(TASK TO CARRY OUT) From the first line of the data below through the line bearing "0.22, 0.05, 0];", reproduce each line exactly; do not include pictures.

(SUPPLIED MATERIAL)
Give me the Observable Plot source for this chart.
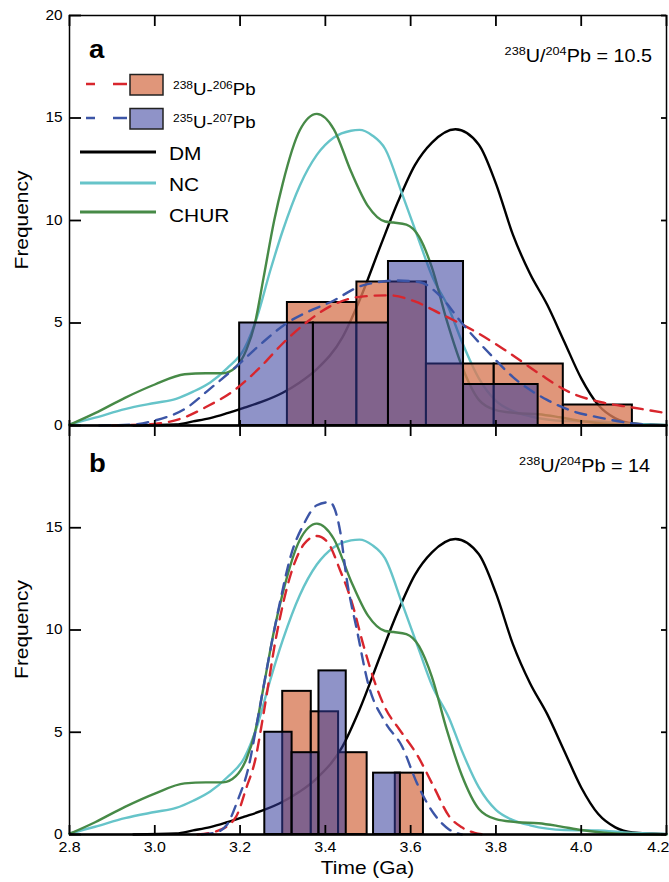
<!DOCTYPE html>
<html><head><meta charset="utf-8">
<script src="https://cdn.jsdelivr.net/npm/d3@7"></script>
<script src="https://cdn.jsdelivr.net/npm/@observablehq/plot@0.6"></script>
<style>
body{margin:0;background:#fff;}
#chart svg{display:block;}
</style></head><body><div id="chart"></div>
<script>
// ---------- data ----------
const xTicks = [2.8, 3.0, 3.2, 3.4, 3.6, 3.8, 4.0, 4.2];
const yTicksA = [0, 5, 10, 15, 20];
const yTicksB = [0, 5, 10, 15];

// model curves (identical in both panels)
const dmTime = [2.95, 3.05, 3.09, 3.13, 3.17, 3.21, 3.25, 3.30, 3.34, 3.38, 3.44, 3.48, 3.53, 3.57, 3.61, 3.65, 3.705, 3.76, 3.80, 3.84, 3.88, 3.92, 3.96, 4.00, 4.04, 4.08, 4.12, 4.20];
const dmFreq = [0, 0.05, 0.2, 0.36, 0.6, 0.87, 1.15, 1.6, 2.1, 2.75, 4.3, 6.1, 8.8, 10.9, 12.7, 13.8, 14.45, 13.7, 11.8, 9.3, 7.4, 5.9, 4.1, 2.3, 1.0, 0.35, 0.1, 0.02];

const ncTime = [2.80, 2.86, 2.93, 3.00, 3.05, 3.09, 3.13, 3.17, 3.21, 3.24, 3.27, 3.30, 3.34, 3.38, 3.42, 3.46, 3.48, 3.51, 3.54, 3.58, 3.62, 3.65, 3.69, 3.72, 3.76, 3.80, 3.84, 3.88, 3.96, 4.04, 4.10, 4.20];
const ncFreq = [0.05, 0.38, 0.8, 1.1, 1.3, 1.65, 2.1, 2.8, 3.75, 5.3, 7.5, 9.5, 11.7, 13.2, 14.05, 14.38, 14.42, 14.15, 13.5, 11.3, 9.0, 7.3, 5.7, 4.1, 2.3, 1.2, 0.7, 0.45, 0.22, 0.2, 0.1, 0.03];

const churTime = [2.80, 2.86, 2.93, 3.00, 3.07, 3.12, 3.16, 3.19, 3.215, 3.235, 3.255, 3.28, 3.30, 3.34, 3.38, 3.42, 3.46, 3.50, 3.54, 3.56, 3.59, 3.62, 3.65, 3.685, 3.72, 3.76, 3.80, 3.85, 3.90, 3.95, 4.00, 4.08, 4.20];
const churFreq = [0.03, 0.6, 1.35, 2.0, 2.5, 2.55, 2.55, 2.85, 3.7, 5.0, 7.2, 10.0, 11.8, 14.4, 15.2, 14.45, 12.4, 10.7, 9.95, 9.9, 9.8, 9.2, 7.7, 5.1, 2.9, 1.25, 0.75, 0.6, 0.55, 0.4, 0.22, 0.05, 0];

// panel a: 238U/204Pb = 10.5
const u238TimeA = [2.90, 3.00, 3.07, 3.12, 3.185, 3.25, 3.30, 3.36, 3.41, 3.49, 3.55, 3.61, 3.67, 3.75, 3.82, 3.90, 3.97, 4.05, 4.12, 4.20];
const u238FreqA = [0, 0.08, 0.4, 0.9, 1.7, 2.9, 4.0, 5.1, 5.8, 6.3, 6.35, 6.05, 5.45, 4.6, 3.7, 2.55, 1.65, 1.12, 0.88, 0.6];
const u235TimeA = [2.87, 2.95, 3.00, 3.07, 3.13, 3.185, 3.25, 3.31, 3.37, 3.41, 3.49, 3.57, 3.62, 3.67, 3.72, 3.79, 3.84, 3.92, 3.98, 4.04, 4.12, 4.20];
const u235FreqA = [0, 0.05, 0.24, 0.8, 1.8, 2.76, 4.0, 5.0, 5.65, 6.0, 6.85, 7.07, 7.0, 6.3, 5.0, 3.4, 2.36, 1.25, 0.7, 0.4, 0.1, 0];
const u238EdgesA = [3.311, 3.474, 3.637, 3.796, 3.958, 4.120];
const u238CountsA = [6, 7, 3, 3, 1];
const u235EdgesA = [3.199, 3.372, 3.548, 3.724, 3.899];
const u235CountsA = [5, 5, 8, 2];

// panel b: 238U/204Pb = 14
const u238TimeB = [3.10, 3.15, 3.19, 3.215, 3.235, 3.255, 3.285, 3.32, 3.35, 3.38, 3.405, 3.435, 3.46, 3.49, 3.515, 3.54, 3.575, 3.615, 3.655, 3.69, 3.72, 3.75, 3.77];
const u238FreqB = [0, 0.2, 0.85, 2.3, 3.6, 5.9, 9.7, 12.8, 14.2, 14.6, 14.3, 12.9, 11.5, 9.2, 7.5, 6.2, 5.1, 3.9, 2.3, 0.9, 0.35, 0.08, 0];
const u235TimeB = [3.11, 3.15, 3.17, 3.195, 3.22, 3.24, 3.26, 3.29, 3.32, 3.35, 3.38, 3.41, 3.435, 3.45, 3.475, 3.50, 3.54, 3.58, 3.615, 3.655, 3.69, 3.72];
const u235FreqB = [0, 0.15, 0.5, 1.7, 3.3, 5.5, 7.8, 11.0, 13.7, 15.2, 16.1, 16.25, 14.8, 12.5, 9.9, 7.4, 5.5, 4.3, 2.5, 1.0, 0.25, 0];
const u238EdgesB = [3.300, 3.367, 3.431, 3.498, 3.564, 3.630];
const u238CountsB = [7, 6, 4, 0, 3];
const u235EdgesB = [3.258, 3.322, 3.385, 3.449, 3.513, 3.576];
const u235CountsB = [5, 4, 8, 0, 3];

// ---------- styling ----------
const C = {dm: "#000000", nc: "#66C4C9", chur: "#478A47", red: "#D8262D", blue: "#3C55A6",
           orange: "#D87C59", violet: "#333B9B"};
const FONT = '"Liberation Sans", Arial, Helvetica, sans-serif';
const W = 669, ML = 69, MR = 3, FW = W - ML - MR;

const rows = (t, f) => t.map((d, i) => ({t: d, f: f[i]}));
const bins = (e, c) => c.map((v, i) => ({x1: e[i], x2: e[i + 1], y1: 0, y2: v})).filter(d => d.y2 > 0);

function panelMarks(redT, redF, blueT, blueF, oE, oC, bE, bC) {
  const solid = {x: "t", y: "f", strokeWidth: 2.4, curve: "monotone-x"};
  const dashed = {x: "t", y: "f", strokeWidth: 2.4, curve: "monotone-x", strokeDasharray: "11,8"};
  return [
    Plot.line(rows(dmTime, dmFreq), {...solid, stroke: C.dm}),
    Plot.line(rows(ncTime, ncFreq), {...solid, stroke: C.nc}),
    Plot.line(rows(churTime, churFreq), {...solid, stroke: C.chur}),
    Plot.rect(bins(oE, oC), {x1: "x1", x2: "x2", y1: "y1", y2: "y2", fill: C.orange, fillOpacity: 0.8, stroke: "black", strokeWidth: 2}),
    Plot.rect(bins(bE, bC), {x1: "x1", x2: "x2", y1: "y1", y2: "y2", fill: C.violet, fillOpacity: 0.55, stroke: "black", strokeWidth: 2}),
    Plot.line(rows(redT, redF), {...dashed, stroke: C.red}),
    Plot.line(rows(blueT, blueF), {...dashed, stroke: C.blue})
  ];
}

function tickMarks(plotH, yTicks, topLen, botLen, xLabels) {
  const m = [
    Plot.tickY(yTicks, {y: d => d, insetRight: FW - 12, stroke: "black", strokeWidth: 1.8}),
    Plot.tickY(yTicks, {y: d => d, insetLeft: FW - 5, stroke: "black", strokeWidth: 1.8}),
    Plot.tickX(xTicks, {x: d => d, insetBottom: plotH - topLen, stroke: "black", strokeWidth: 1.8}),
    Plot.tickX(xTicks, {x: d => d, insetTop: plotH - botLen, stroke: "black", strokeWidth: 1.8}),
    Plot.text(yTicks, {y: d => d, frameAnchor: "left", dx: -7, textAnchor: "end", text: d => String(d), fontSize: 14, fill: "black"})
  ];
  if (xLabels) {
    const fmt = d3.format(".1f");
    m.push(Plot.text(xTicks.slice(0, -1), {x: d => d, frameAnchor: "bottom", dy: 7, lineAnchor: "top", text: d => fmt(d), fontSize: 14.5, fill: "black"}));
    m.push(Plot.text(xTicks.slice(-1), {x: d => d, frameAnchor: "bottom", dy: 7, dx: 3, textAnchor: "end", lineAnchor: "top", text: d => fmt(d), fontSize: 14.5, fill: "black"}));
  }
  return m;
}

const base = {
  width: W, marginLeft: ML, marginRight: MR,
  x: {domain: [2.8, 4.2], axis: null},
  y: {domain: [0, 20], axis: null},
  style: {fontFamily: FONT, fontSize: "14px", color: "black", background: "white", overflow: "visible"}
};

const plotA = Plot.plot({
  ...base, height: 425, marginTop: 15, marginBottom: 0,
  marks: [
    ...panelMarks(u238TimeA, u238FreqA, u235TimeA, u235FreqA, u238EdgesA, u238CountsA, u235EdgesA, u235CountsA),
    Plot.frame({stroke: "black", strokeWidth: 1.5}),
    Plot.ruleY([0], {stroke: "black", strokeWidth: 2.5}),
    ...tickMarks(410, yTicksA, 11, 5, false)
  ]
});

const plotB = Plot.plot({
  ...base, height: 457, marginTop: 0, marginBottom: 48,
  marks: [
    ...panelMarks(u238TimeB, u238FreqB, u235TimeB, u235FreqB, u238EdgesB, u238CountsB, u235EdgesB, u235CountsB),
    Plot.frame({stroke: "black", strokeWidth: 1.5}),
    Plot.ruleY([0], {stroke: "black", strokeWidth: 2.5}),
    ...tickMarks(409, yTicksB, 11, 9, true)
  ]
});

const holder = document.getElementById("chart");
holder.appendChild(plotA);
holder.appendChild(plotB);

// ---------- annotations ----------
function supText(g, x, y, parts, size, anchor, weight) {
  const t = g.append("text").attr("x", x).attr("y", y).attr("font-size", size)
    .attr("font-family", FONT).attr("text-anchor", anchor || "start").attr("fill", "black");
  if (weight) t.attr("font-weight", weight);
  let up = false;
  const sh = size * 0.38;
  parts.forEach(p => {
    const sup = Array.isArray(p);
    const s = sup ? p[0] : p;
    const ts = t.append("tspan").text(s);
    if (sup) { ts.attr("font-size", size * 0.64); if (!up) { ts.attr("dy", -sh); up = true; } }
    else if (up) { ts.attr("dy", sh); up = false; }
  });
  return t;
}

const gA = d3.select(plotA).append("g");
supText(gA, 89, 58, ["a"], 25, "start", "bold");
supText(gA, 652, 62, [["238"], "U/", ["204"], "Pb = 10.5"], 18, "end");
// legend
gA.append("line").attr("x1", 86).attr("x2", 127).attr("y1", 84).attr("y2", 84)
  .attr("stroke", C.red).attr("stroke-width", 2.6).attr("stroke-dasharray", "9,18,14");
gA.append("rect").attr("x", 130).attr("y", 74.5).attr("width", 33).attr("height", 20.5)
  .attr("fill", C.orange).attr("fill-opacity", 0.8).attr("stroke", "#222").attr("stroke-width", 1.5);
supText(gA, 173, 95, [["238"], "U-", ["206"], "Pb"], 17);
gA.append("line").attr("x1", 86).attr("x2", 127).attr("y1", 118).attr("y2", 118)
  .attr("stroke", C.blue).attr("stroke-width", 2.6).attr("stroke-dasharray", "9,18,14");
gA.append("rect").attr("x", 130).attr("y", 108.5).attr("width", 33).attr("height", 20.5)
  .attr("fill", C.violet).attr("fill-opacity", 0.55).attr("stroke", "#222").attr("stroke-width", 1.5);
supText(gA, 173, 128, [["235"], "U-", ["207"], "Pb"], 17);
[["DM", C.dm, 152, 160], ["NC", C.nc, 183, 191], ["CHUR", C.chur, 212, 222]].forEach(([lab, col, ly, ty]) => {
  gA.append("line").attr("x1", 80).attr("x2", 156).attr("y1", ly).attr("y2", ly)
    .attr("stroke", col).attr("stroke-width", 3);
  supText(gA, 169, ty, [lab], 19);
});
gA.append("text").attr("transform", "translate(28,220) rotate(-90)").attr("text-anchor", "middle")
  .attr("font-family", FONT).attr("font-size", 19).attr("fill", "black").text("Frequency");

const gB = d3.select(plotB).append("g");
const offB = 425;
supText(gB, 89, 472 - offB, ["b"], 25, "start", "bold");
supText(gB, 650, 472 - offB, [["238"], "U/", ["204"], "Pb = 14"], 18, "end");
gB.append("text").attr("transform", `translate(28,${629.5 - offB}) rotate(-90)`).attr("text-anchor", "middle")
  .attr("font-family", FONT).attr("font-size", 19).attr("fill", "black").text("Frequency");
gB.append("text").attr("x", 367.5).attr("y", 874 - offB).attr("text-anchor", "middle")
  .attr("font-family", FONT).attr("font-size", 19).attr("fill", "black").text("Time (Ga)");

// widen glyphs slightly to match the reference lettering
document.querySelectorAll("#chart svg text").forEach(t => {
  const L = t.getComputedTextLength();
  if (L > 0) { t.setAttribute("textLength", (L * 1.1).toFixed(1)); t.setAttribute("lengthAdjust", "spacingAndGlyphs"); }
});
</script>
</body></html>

(THE RESULT)
Give me the Observable Plot source for this chart.
<!DOCTYPE html>
<html><head><meta charset="utf-8">
<script src="https://cdn.jsdelivr.net/npm/d3@7"></script>
<script src="https://cdn.jsdelivr.net/npm/@observablehq/plot@0.6"></script>
<style>
body{margin:0;background:#fff;}
#chart svg{display:block;}
</style></head><body><div id="chart"></div>
<script>
// ---------- data ----------
const xTicks = [2.8, 3.0, 3.2, 3.4, 3.6, 3.8, 4.0, 4.2];
const yTicksA = [0, 5, 10, 15, 20];
const yTicksB = [0, 5, 10, 15];

// model curves (identical in both panels)
const dmTime = [2.95, 3.05, 3.09, 3.13, 3.17, 3.21, 3.25, 3.30, 3.34, 3.38, 3.44, 3.48, 3.53, 3.57, 3.61, 3.65, 3.705, 3.76, 3.80, 3.84, 3.88, 3.92, 3.96, 4.00, 4.04, 4.08, 4.12, 4.20];
const dmFreq = [0, 0.05, 0.2, 0.36, 0.6, 0.87, 1.15, 1.6, 2.1, 2.75, 4.3, 6.1, 8.8, 10.9, 12.7, 13.8, 14.45, 13.7, 11.8, 9.3, 7.4, 5.9, 4.1, 2.3, 1.0, 0.35, 0.1, 0.02];

const ncTime = [2.80, 2.86, 2.93, 3.00, 3.05, 3.09, 3.13, 3.17, 3.21, 3.24, 3.27, 3.30, 3.34, 3.38, 3.42, 3.46, 3.48, 3.51, 3.54, 3.58, 3.62, 3.65, 3.69, 3.72, 3.76, 3.80, 3.84, 3.88, 3.96, 4.04, 4.10, 4.20];
const ncFreq = [0.05, 0.38, 0.8, 1.1, 1.3, 1.65, 2.1, 2.8, 3.75, 5.3, 7.5, 9.5, 11.7, 13.2, 14.05, 14.38, 14.42, 14.15, 13.5, 11.3, 9.0, 7.3, 5.7, 4.1, 2.3, 1.2, 0.7, 0.45, 0.22, 0.2, 0.1, 0.03];

const churTime = [2.80, 2.86, 2.93, 3.00, 3.07, 3.12, 3.16, 3.19, 3.215, 3.235, 3.255, 3.28, 3.30, 3.34, 3.38, 3.42, 3.46, 3.50, 3.54, 3.56, 3.59, 3.62, 3.65, 3.685, 3.72, 3.76, 3.80, 3.85, 3.90, 3.95, 4.00, 4.08, 4.20];
const churFreq = [0.03, 0.6, 1.35, 2.0, 2.5, 2.55, 2.55, 2.85, 3.7, 5.0, 7.2, 10.0, 11.8, 14.4, 15.2, 14.45, 12.4, 10.7, 9.95, 9.9, 9.8, 9.2, 7.7, 5.1, 2.9, 1.25, 0.75, 0.6, 0.55, 0.4, 0.22, 0.05, 0];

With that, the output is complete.